▶ [GIVEN EXERCISE]
Quote the data below in full, minus the images.

** begin **

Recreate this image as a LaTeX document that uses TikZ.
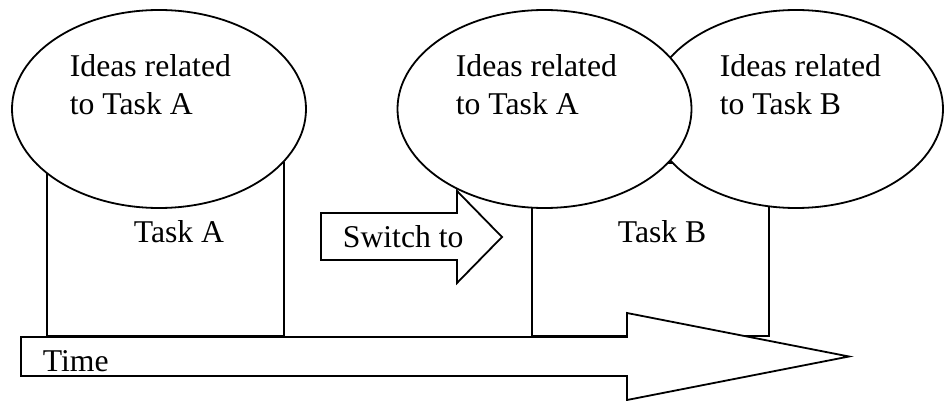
\documentclass[tikz,border=0pt]{standalone}
\usepackage{fontspec}
\setmainfont{Liberation Serif}
\usetikzlibrary{shapes.geometric}
\begin{document}
\begin{tikzpicture}[x=1pt,y=-1pt,line width=1.8pt,line join=miter,
  taskbox/.style={draw,fill=white,anchor=north west,inner sep=0pt,outer sep=0pt,
    minimum width=237pt,minimum height=173pt},
  idea/.style={draw,fill=white,ellipse,inner sep=0pt,outer sep=0pt,
    minimum width=294pt,minimum height=198pt},
  label/.style={anchor=base west,inner sep=0pt,align=left,
    font=\fontsize{31.7}{38}\selectfont},
  bigarrow/.style={draw,fill=white}]
\useasboundingbox (0,0) rectangle (945,401);

% task periods
\node[taskbox] (taskA) at (47,163) {};
\node[taskbox] (taskB) at (532,163) {};

% idea clouds
\node[idea] (ideasB) at (796,109) {};
\node[idea] (ideasA2) at (544.5,109) {};
\node[idea] (ideasA) at (159,109) {};

% switch arrow
\draw[bigarrow] (321,213) -- (457,213) -- (457,191) -- (502,237)
  -- (457,283) -- (457,260) -- (321,260) -- cycle;

% time axis
\draw[bigarrow] (21,337) -- (627,337) -- (627,313) -- (849,356.5)
  -- (627,400) -- (627,376) -- (21,376) -- cycle;

% texts (base anchor of a two-line node sits on its second line)
\node[label] (tA) at (69,115) {Ideas related\\to Task A};
\node[label] (tA2) at (455,115) {Ideas related\\to Task A};
\node[label] (tB) at (719,115) {Ideas related\\to Task B};
\node[label] (lA) at (133,242) {Task A};
\node[label] (lB) at (617,242) {Task B};
\node[label] (sw) at (342,247) {Switch to};
\node[label] (time) at (42,371) {Time};
\end{tikzpicture}
\end{document}
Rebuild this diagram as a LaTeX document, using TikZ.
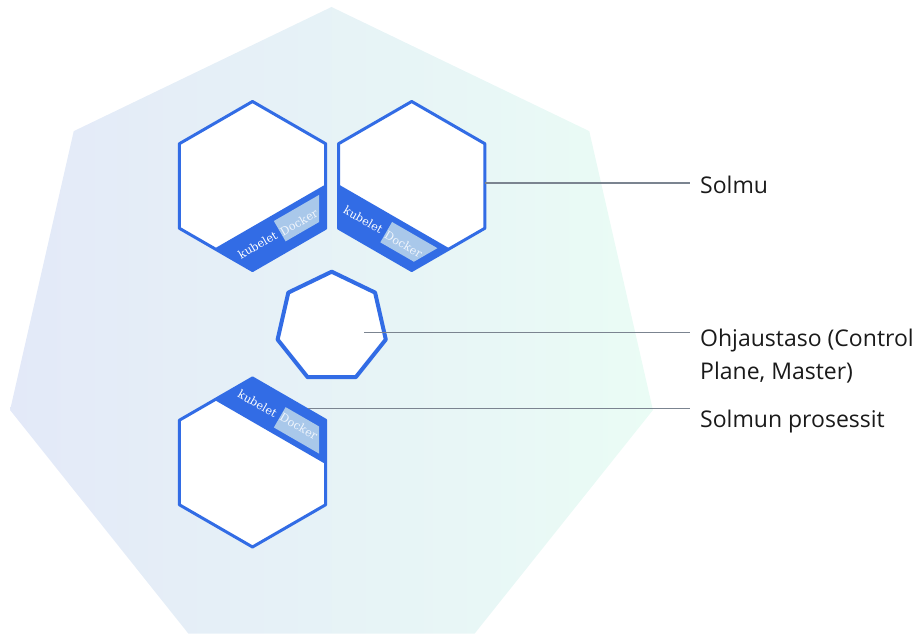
\documentclass[tikz,border=0pt]{standalone}
\usepackage{fontspec}
\setmainfont{Open Sans}
\newfontfamily\ribbonfont{DejaVu Serif}

\definecolor{kubeblue}{HTML}{326CE5}
\definecolor{dockerfill}{HTML}{A9C8EA}
\definecolor{dockertext}{HTML}{F0F5FC}
\definecolor{clusterleft}{HTML}{E3E9F8}
\definecolor{clusterright}{HTML}{EAFCF5}
\definecolor{leadergray}{HTML}{7B8490}
\definecolor{labeltext}{HTML}{1A1A1A}

% pointy-top hexagon of a worker node, centred on the origin
\newcommand\hexoutline{(90:84.5) -- (150:84.5) -- (210:84.5) -- (270:84.5) -- (330:84.5) -- (30:84.5) -- cycle}
% the same hexagon, shrunk, keeps the Docker tag off the border
\newcommand\hexinner{(90:77) -- (150:77) -- (210:77) -- (270:77) -- (330:77) -- (30:77) -- cycle}

\tikzset{
  hexline/.style={draw=kubeblue, line width=3pt, line join=round},
  ribbonfont/.style={font=\ribbonfont\fontsize{11.3}{12}\selectfont},
  dockerlabel/.style={ribbonfont, text=dockertext, inner sep=0pt},
  ribbontext/.style={ribbonfont, text=white, inner sep=0pt},
  lbl/.style={anchor=base west, inner sep=0pt, text=labeltext,
    font=\fontsize{23}{32.5}\selectfont},
  leader/.style={draw=leadergray, line width=1.3pt, shorten >=10pt},
  % worker node: #1 = direction of the ribbon edge, #2 = text angle, #3 = reading sense
  pics/workerhex/.style n args={3}{code={
    \begin{scope}[rotate=#1]
      \fill[white] \hexoutline;
      \begin{scope}
        \clip \hexoutline;
        \fill[kubeblue] (35.2,-95) rectangle (95,95);
      \end{scope}
      \begin{scope}
        \clip \hexinner;
        \fill[dockerfill] (41,{1*(#3)}) rectangle (64.5,{95*(#3)});
      \end{scope}
      \node[dockerlabel, rotate=#2] (-docker) at (54.5,{22*(#3)}) {Docker};
      \node[ribbontext, rotate=#2] (-kubelet) at (53.5,{-25*(#3)}) {kubelet};
      \draw[hexline] \hexoutline;
    \end{scope}
  }}
}

\begin{document}
\begin{tikzpicture}[x=1pt, y=1pt]
  \useasboundingbox (0,0) rectangle (916,634);

  % cluster: large heptagon with a horizontal gradient
  \begin{scope}[shift={(331.5,297.3)}]
    \shade[left color=clusterleft, right color=clusterright]
      (90:329.7) -- (141.43:329.7) -- (192.86:329.7) -- (244.29:329.7)
      -- (295.71:329.7) -- (347.14:329.7) -- (38.57:329.7) -- cycle;
  \end{scope}

  % worker nodes
  \pic (nodeA) at (252.5,448) {workerhex={-60}{30}{1}};
  \pic (nodeB) at (411.7,448) {workerhex={-120}{-30}{1}};
  \pic (nodeC) at (252.5,171.5) {workerhex={60}{-30}{-1}};

  % control plane
  \begin{scope}[shift={(331.7,306.8)}]
    \filldraw[fill=white, draw=kubeblue, line width=4pt, line join=round]
      (90:55.5) -- (141.43:55.5) -- (192.86:55.5) -- (244.29:55.5)
      -- (295.71:55.5) -- (347.14:55.5) -- (38.57:55.5) -- cycle;
  \end{scope}

  % labels (a two-line node sits on the baseline of its last line)
  \node[lbl] (solmu) at (700,440) {Solmu};
  \node[lbl, align=left] (ohjaus) at (700,254.5) {Ohjaustaso (Control\\Plane, Master)};
  \node[lbl] (prosessit) at (700,206.5) {Solmun prosessit};

  % leader lines
  \coordinate (solmu-from) at (485.3,451);
  \coordinate (ohjaus-from) at (364,301.3);
  \coordinate (prosessit-from) at (308,225.7);
  \draw[leader] (solmu-from) -- (solmu-from -| solmu.west);
  \draw[leader] (ohjaus-from) -- (ohjaus-from -| ohjaus.west);
  \draw[leader] (prosessit-from) -- (prosessit-from -| prosessit.west);
\end{tikzpicture}
\end{document}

** end **

▶ [FULL SOLUTION]
Recreate this image as a LaTeX document that uses TikZ.
\documentclass[tikz,border=0pt]{standalone}
\usepackage{fontspec}
\setmainfont{Liberation Serif}
\usetikzlibrary{shapes.geometric}
\begin{document}
\begin{tikzpicture}[x=1pt,y=-1pt,line width=1.8pt,line join=miter,
  taskbox/.style={draw,fill=white,anchor=north west,inner sep=0pt,outer sep=0pt,
    minimum width=237pt,minimum height=173pt},
  idea/.style={draw,fill=white,ellipse,inner sep=0pt,outer sep=0pt,
    minimum width=294pt,minimum height=198pt},
  label/.style={anchor=base west,inner sep=0pt,align=left,
    font=\fontsize{31.7}{38}\selectfont},
  bigarrow/.style={draw,fill=white}]
\useasboundingbox (0,0) rectangle (945,401);

% task periods
\node[taskbox] (taskA) at (47,163) {};
\node[taskbox] (taskB) at (532,163) {};

% idea clouds
\node[idea] (ideasB) at (796,109) {};
\node[idea] (ideasA2) at (544.5,109) {};
\node[idea] (ideasA) at (159,109) {};

% switch arrow
\draw[bigarrow] (321,213) -- (457,213) -- (457,191) -- (502,237)
  -- (457,283) -- (457,260) -- (321,260) -- cycle;

% time axis
\draw[bigarrow] (21,337) -- (627,337) -- (627,313) -- (849,356.5)
  -- (627,400) -- (627,376) -- (21,376) -- cycle;

% texts (base anchor of a two-line node sits on its second line)
\node[label] (tA) at (69,115) {Ideas related\\to Task A};
\node[label] (tA2) at (455,115) {Ideas related\\to Task A};
\node[label] (tB) at (719,115) {Ideas related\\to Task B};
\node[label] (lA) at (133,242) {Task A};
\node[label] (lB) at (617,242) {Task B};
\node[label] (sw) at (342,247) {Switch to};
\node[label] (time) at (42,371) {Time};
\end{tikzpicture}
\end{document}
Rebuild this diagram as a LaTeX document, using TikZ.
\documentclass[tikz,border=0pt]{standalone}
\usepackage{fontspec}
\setmainfont{Open Sans}
\newfontfamily\ribbonfont{DejaVu Serif}

\definecolor{kubeblue}{HTML}{326CE5}
\definecolor{dockerfill}{HTML}{A9C8EA}
\definecolor{dockertext}{HTML}{F0F5FC}
\definecolor{clusterleft}{HTML}{E3E9F8}
\definecolor{clusterright}{HTML}{EAFCF5}
\definecolor{leadergray}{HTML}{7B8490}
\definecolor{labeltext}{HTML}{1A1A1A}

% pointy-top hexagon of a worker node, centred on the origin
\newcommand\hexoutline{(90:84.5) -- (150:84.5) -- (210:84.5) -- (270:84.5) -- (330:84.5) -- (30:84.5) -- cycle}
% the same hexagon, shrunk, keeps the Docker tag off the border
\newcommand\hexinner{(90:77) -- (150:77) -- (210:77) -- (270:77) -- (330:77) -- (30:77) -- cycle}

\tikzset{
  hexline/.style={draw=kubeblue, line width=3pt, line join=round},
  ribbonfont/.style={font=\ribbonfont\fontsize{11.3}{12}\selectfont},
  dockerlabel/.style={ribbonfont, text=dockertext, inner sep=0pt},
  ribbontext/.style={ribbonfont, text=white, inner sep=0pt},
  lbl/.style={anchor=base west, inner sep=0pt, text=labeltext,
    font=\fontsize{23}{32.5}\selectfont},
  leader/.style={draw=leadergray, line width=1.3pt, shorten >=10pt},
  % worker node: #1 = direction of the ribbon edge, #2 = text angle, #3 = reading sense
  pics/workerhex/.style n args={3}{code={
    \begin{scope}[rotate=#1]
      \fill[white] \hexoutline;
      \begin{scope}
        \clip \hexoutline;
        \fill[kubeblue] (35.2,-95) rectangle (95,95);
      \end{scope}
      \begin{scope}
        \clip \hexinner;
        \fill[dockerfill] (41,{1*(#3)}) rectangle (64.5,{95*(#3)});
      \end{scope}
      \node[dockerlabel, rotate=#2] (-docker) at (54.5,{22*(#3)}) {Docker};
      \node[ribbontext, rotate=#2] (-kubelet) at (53.5,{-25*(#3)}) {kubelet};
      \draw[hexline] \hexoutline;
    \end{scope}
  }}
}

\begin{document}
\begin{tikzpicture}[x=1pt, y=1pt]
  \useasboundingbox (0,0) rectangle (916,634);

  % cluster: large heptagon with a horizontal gradient
  \begin{scope}[shift={(331.5,297.3)}]
    \shade[left color=clusterleft, right color=clusterright]
      (90:329.7) -- (141.43:329.7) -- (192.86:329.7) -- (244.29:329.7)
      -- (295.71:329.7) -- (347.14:329.7) -- (38.57:329.7) -- cycle;
  \end{scope}

  % worker nodes
  \pic (nodeA) at (252.5,448) {workerhex={-60}{30}{1}};
  \pic (nodeB) at (411.7,448) {workerhex={-120}{-30}{1}};
  \pic (nodeC) at (252.5,171.5) {workerhex={60}{-30}{-1}};

  % control plane
  \begin{scope}[shift={(331.7,306.8)}]
    \filldraw[fill=white, draw=kubeblue, line width=4pt, line join=round]
      (90:55.5) -- (141.43:55.5) -- (192.86:55.5) -- (244.29:55.5)
      -- (295.71:55.5) -- (347.14:55.5) -- (38.57:55.5) -- cycle;
  \end{scope}

  % labels (a two-line node sits on the baseline of its last line)
  \node[lbl] (solmu) at (700,440) {Solmu};
  \node[lbl, align=left] (ohjaus) at (700,254.5) {Ohjaustaso (Control\\Plane, Master)};
  \node[lbl] (prosessit) at (700,206.5) {Solmun prosessit};

  % leader lines
  \coordinate (solmu-from) at (485.3,451);
  \coordinate (ohjaus-from) at (364,301.3);
  \coordinate (prosessit-from) at (308,225.7);
  \draw[leader] (solmu-from) -- (solmu-from -| solmu.west);
  \draw[leader] (ohjaus-from) -- (ohjaus-from -| ohjaus.west);
  \draw[leader] (prosessit-from) -- (prosessit-from -| prosessit.west);
\end{tikzpicture}
\end{document}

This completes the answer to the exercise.